Historyczne zwycięstwo „Žalgirisu”

Po raz pierwszy od 17 lat mistrz Litwy „Žalgiris” Kowno na własnym parkiecie pokonał aktualnego mistrza Euroligi – „CSKA” Moskwa. Zwycięstwo w Lidze Mistrzów FIBA odniósł również kłajpedzki „Neptūnas”.

Faworytem spotkania w Kownie była moskiewska ekipa, która dotychczas w tegorocznej edycji rozgrywek Euroligi odniosła 14 zwycięstw i zanotowała pięć porażek. Przed spotkaniem w „tymczasowej stolicy” zajmowała pozycję lidera. Koszykarze znad Niemna tym razem stanęli okoniem i pojedynek był niezwykle zacięty, wyrównany i emocjonujący. Emocje udzielały się nie tylko zawodnikom, ale i trenerom. Na początku czwartej odsłony za drugie techniczne uprzedzenie parkiet musiał opuścić Šarūnas Jasikevičius, szkoleniowiec kownian. Paradoksalnie, ale usunięcie z boiska trenera wpłynęło mobilizująco na zawodników kowieńskiego zespołu, który w decydującej odsłonie zdołał nie tylko dogonić naszpikowanego gwiazdami rywala, ale i przechylić szalę zwycięstwa na swoją stronę, pokonując go z wynikiem 79:74 (20:20, 18:25, 19:16, 22:13). Najwięcej punktów dla gospodarzy (21) zdobył Kevin Pangos. Koszykarze z Kowna świetnie zagrali w obronie, wykluczając z gry lidera moskwian Nando de Polo, który tym razem zdobył zaledwie 11 pkt.
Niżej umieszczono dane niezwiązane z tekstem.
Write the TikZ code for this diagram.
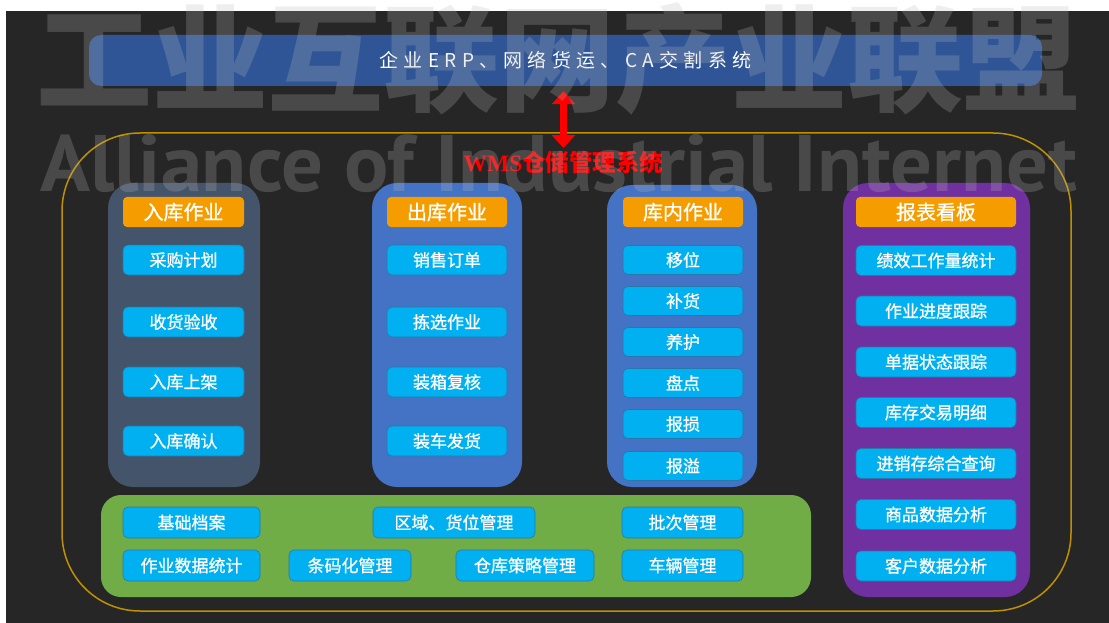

„Žalgiris” w tym sezonie wygrał 7 razy, a przegrał 12, plasując się na 12. pozycji. To ostatnie zwycięstwo było jednak najważniejsze i najsłodsze, bo nawiązało do pryncypialnych pojedynków z moskiewskim klubem sprzed lat, gdy potyczki między tymi klubami miały odcień nie tylko sportowy, ale też polityczny.
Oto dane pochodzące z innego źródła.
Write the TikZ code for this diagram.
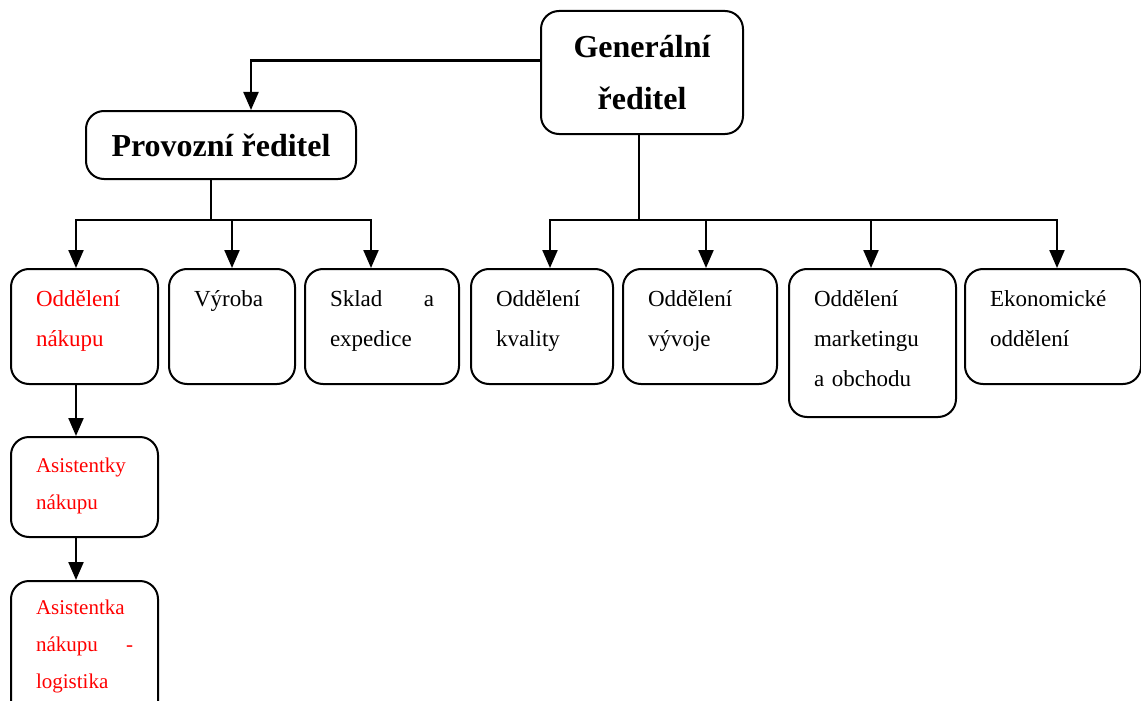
\documentclass[tikz,border=0pt]{standalone}
\usepackage{fontspec}
\setmainfont{Liberation Serif}
\usepackage{xcolor}
\usepackage{tikz}
\usetikzlibrary{arrows.meta,positioning}

\begin{document}
\begin{tikzpicture}[x=1pt,y=-1pt,>={Triangle[length=18pt,width=15pt]},
box/.style={draw,line width=2pt,rounded corners=18pt,anchor=north west,inner sep=0pt},
boss/.style={box,font=\bfseries\fontsize{32pt}{52pt}\selectfont,align=center},
unit/.style={box,align=left,inner xsep=25pt,text width=#1,font=\fontsize{23pt}{40pt}\selectfont,
text height=16pt,text depth=57pt,minimum height=115pt},
asist/.style={box,align=left,inner xsep=25pt,text width=#1,text=red,font=\fontsize{21pt}{37pt}\selectfont,
text height=15pt,text depth=45pt,minimum height=100pt},
conn/.style={line width=2.2pt}]
\useasboundingbox (0,0) rectangle (1141,701);
% vedeni
\node[boss,inner xsep=10pt,text width=182pt,minimum height=123pt,text height=22pt,text depth=52pt] (gen) at (540,10) {Generální\\ředitel};
\node[boss,minimum width=270pt,minimum height=68pt] (prov) at (85,110) {Provozní ředitel};
% oddeleni
\node[unit=97pt,text=red] (nakup) at (10,268) {Oddělení\\nákupu};
\node[unit=76pt] (vyroba) at (168,268) {Výroba\\\mbox{}};
\node[unit=104pt] (sklad) at (304,268) {Sklad\hfill a\\expedice};
\node[unit=92pt] (kvalita) at (470,268) {Oddělení\\kvality};
\node[unit=104pt] (vyvoj) at (622,268) {Oddělení\\vývoje};
\node[unit=117pt,text depth=90pt,minimum height=148pt] (mkt) at (788,268) {Oddělení\\marketingu\\a obchodu};
\node[unit=126pt] (ekon) at (964,268) {Ekonomické\\oddělení};
\node[asist=97pt] (asis1) at (10,436) {Asistentky\\nákupu};
\node[asist=97pt,text depth=89pt,minimum height=140pt] (asis2) at (10,580) {Asistentka\\nákupu\hfill -\\logistika};
% spoje
\draw[conn,->] ([yshift=12pt]gen.west) -| ([xshift=30pt]prov.north);
\draw[conn] ([xshift=-10pt]prov.south) -- ++(0,40) coordinate (pbar);
\draw[conn,->] (pbar) -| ([xshift=-8.5pt]nakup.north);
\draw[conn,->] (pbar) -| (vyroba.north);
\draw[conn,->] (pbar) -| ([xshift=-11pt]sklad.north);
\draw[conn] ([xshift=-3pt]gen.south) -- ++(0,85) coordinate (gbar);
\draw[conn,->] (gbar) -| ([xshift=8pt]kvalita.north);
\draw[conn,->] (gbar) -| ([xshift=6pt]vyvoj.north);
\draw[conn,->] (gbar) -| ([xshift=-1.5pt]mkt.north);
\draw[conn,->] (gbar) -| ([xshift=4pt]ekon.north);
\draw[conn,->] ([xshift=-8.5pt]nakup.south) -- ([xshift=-8.5pt]asis1.north);
\draw[conn,->] ([xshift=-8.5pt]asis1.south) -- ([xshift=-8.5pt]asis2.north);
\end{tikzpicture}
\end{document}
Wyjazdowe zwycięstwo odnieśli również koszykarze kłajpedzkiego „Neptūnasu”, którzy w ostatniej kolejce spotkań Ligi Mistrzów FIBA pokonali w Radomiu miejscowy klub „Rosa” z wynikiem 71:65 (22:13, 14:15, 24:19, 11:18). Wicemistrzowie Litwy od początku narzucili gospodarzom swój styl gry i kontrolowali przebieg spotkania. Prowadzili po 20 minutach 36:28, a w trzeciej kwarcie dwukrotnie mieli przewagę 14 punktów (48:34, 53:49). Natomiast wicemistrzowie Polski, którzy już wcześniej stracili szanse na udział w play off, doznali dziewiątej porażki z rzędu i 11. w sezonie. „Rosa” wygrała w grupie C tylko trzy mecze. Na 90 sekund przed końcem „Neptūnas”, prowadzony przez obecnego szkoleniowca reprezentacji Litwy, a w roli zawodnika m. in. dwukrotnego mistrza Polski ze „Śląskiem” Wrocław (2001 i 2002) Dainiusa Adomaitisa, prowadził tylko 66:62. W końcówce rywale zachowali więcej spokoju i lepiej zbierali piłki pod tablicami, co pozwoliło im cieszyć się ze zwycięstwa. Dzięki tej wygranej kłajpedzcy koszykarze awansowali na drugie miejsce w grupie, co zaowocowało bezpośrednim awansem do grona 16 ekip, które w kolejnym etapie będą toczyły rozgrywki według zasady play off.